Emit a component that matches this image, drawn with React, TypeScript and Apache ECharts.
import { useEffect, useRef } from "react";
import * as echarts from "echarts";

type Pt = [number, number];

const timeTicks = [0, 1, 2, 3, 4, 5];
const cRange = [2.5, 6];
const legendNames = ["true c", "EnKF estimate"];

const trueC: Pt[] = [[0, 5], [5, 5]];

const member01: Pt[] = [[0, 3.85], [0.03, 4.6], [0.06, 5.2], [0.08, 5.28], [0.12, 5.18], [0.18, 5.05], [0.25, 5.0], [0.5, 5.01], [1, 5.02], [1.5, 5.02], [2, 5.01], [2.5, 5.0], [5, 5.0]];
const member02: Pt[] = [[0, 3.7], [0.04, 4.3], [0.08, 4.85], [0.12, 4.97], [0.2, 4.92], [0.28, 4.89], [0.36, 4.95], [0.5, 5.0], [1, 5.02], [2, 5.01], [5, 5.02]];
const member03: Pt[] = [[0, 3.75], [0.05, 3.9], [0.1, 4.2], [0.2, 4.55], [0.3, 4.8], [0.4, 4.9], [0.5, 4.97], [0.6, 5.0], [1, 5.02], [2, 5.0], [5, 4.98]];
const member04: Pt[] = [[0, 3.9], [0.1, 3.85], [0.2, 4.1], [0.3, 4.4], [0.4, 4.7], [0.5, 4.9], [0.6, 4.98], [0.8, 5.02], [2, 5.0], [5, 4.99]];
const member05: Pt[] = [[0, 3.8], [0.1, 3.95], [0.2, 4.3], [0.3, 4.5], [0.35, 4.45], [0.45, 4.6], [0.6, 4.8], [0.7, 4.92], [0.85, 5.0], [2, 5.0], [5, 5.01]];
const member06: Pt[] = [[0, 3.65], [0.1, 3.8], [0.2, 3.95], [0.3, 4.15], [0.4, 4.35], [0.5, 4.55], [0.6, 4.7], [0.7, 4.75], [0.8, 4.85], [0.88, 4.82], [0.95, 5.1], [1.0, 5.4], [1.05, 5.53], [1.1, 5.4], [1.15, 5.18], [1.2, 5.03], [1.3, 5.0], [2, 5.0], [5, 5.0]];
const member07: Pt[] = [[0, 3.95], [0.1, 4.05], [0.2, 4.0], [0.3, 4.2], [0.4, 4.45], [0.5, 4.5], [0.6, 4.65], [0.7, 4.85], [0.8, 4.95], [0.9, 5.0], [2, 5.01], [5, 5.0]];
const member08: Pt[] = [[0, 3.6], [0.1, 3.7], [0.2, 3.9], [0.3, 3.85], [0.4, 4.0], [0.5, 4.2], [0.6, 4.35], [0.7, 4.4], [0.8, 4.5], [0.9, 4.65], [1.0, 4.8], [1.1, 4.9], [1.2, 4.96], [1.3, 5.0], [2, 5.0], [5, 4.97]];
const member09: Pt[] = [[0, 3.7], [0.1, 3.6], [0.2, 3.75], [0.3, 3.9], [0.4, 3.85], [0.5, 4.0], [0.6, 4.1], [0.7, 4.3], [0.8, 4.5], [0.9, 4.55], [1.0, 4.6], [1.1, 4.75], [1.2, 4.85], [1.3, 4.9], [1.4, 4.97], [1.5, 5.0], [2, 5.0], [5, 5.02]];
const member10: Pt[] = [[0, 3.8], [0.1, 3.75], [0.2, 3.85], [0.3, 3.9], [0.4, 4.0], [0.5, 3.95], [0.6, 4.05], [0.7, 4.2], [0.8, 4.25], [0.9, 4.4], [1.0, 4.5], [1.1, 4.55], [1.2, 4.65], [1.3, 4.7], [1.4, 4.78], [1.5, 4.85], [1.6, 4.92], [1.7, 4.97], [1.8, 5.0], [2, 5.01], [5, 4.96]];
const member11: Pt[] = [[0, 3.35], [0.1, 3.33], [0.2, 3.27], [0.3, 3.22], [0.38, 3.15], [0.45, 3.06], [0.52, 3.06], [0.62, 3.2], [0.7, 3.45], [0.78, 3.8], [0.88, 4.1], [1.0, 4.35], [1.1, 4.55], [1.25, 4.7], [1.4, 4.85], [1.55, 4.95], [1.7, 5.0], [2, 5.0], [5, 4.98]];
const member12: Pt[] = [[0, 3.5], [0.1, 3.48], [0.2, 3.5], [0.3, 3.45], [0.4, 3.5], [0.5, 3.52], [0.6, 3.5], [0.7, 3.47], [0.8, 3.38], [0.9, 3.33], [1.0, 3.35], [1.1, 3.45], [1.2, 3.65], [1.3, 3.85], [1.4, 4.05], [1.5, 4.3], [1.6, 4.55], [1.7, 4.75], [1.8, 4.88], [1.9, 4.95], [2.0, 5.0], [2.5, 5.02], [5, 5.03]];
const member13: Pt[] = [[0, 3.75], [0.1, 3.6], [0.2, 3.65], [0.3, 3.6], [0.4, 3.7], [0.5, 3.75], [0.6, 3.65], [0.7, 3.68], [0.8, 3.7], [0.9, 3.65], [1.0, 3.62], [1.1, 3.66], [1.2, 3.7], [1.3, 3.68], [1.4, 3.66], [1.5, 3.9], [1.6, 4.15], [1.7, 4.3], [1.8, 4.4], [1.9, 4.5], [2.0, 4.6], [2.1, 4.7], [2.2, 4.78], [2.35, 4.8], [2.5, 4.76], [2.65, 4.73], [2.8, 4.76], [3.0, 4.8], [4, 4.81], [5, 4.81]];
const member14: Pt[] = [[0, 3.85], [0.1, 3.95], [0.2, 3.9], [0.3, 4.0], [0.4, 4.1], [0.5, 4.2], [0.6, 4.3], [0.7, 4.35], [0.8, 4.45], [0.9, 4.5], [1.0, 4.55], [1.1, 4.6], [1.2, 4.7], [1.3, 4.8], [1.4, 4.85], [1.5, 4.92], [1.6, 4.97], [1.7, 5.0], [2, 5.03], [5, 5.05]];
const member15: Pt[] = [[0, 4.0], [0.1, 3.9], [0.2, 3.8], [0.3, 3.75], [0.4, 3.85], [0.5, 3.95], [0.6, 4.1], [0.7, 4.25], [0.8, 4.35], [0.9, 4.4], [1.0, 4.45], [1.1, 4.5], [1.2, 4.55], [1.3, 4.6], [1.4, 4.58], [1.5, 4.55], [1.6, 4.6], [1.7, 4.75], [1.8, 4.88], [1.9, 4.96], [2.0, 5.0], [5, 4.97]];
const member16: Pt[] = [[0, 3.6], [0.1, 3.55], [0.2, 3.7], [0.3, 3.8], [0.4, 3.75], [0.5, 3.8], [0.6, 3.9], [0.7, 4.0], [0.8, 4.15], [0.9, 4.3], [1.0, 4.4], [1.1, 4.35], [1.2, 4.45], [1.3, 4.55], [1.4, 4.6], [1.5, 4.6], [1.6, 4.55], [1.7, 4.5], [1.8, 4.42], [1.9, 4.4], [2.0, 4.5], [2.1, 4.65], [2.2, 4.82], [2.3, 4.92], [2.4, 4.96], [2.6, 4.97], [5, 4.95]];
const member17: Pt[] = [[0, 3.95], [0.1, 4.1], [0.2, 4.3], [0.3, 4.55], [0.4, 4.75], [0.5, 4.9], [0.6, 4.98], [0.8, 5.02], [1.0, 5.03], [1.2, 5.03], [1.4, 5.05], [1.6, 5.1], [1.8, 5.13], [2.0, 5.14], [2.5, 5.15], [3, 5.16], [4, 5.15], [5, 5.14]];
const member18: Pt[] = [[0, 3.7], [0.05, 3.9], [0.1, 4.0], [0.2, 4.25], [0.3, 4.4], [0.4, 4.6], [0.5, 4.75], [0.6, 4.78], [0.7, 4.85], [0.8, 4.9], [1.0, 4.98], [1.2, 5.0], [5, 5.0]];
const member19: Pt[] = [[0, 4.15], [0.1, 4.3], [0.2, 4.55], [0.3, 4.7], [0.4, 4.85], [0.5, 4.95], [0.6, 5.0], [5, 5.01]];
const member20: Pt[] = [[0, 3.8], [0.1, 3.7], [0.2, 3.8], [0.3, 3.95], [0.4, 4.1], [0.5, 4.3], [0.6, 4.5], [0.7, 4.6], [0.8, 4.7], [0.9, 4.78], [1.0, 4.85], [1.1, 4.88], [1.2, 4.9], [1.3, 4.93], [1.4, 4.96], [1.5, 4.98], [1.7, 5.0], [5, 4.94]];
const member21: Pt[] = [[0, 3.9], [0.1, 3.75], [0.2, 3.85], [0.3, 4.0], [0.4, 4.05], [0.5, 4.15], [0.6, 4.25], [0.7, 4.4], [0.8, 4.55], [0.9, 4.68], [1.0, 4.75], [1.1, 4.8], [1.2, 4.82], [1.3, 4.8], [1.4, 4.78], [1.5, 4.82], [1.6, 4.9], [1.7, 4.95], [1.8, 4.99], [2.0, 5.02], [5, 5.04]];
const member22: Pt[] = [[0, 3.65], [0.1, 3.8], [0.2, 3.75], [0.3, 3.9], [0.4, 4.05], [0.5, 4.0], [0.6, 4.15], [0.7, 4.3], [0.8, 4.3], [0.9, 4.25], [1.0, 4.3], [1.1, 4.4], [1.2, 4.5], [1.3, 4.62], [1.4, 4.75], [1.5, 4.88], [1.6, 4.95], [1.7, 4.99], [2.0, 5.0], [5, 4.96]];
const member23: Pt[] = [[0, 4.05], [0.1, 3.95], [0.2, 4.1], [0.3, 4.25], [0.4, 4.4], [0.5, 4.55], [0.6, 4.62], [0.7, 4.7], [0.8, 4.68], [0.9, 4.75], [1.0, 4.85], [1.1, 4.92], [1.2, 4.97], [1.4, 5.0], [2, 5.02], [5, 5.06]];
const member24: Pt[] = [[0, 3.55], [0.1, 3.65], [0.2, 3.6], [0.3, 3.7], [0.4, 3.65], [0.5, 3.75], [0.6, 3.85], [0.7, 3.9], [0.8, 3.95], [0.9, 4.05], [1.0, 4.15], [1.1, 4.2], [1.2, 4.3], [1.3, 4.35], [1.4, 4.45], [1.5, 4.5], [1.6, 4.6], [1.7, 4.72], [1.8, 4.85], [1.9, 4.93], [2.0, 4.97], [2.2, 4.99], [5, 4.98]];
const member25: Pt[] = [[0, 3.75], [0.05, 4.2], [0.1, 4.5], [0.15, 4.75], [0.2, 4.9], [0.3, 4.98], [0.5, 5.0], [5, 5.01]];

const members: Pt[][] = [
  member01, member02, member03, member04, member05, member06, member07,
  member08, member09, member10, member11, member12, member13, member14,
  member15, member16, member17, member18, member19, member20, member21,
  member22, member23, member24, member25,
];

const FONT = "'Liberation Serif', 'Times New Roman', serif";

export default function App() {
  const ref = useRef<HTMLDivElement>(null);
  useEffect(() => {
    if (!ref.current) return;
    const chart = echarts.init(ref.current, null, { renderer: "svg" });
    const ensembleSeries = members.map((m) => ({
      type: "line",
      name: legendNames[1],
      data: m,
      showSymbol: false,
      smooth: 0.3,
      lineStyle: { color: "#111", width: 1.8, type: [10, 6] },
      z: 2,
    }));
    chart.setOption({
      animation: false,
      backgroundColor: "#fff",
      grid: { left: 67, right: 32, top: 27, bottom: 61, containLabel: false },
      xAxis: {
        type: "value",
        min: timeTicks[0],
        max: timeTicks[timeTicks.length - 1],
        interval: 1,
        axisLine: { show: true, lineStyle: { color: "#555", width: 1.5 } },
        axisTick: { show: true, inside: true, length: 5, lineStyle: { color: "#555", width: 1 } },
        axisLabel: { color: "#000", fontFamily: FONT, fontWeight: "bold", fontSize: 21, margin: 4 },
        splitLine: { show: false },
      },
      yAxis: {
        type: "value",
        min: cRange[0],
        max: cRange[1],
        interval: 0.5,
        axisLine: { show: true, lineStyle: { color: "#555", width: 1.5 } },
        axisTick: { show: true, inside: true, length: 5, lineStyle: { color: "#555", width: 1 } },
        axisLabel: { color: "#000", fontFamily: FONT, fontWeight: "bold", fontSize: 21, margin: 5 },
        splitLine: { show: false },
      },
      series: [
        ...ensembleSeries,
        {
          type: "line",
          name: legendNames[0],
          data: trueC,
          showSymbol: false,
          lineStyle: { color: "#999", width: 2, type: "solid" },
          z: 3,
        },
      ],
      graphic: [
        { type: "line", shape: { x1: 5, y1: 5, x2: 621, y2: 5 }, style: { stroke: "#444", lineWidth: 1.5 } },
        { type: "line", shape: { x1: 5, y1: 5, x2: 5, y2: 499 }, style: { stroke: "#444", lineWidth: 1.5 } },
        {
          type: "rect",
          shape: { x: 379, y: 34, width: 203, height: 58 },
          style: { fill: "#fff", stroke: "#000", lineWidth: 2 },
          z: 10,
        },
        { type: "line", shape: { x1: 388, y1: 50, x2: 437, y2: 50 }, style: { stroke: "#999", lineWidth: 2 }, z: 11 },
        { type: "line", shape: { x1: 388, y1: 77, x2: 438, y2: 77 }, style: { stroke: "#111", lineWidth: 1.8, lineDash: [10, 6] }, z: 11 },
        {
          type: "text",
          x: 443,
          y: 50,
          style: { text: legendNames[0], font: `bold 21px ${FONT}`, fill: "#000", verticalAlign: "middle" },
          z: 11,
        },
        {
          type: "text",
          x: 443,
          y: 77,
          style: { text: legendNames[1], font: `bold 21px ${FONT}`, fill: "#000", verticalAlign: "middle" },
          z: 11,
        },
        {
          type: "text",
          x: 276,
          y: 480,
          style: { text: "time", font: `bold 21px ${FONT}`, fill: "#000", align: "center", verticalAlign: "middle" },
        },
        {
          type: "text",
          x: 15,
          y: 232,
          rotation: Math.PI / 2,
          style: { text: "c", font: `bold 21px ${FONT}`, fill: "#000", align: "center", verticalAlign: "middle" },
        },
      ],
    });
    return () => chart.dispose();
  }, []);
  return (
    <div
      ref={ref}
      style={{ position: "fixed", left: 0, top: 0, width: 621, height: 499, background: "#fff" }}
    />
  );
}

> Work instructions:
Return nothing but the lines from the start of the listing above through the line containing "const trueC: Pt[] = [[0, 5], [5, 5]];", exactly as given.

> Expected answer:
Emit a component that matches this image, drawn with React, TypeScript and Apache ECharts.
import { useEffect, useRef } from "react";
import * as echarts from "echarts";

type Pt = [number, number];

const timeTicks = [0, 1, 2, 3, 4, 5];
const cRange = [2.5, 6];
const legendNames = ["true c", "EnKF estimate"];

const trueC: Pt[] = [[0, 5], [5, 5]];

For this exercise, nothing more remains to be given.